To show that every clone satisfies your properties, we just have to show that a clone is closed under adding dummy variables. We can do this via the projection operations; for example, given a binary function $f(u,v)$ in a clone $\mathcal{C}$, we can form the "dummy extension" $$g:(x,y,z)\mapsto f(x,z)$$ as $g=f\circ(\pi_1^3,\pi_3^3)$ where $\pi^i_j$ is the $i$-ary function projecting onto the $j$th coordinate. Its' a quick exercise to prove the fully general result.

In the other direction, we just need to show that all the projection functions can be gotten by "dummification." But this is basically trivial: the definition of a projection function is basically "a "dummification" of the identity."

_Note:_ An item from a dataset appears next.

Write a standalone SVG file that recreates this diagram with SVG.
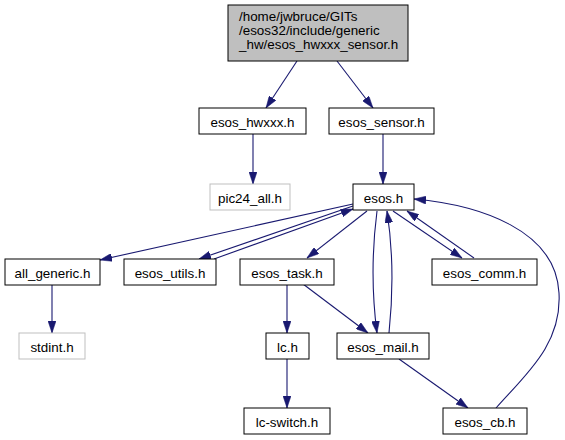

There is a minor subtlety here: we need to allow arbitrary variable insertion in "dummification" constructions. E.g given a binary function $f(u,v)$ we need to allow each of the following as a "dummification" of $f$: $$(x,y,z)\mapsto f(x,y),\quad (x,y,z)\mapsto f(x,z),\quad (x,y,z)\mapsto f(y,z).$$ (Actually we can get by with just "dummification on the left" and "dummification on the right," but still.) One alternate approach would be to just demand closure under one form of "dummification," and separately demand closure under permutation of variables.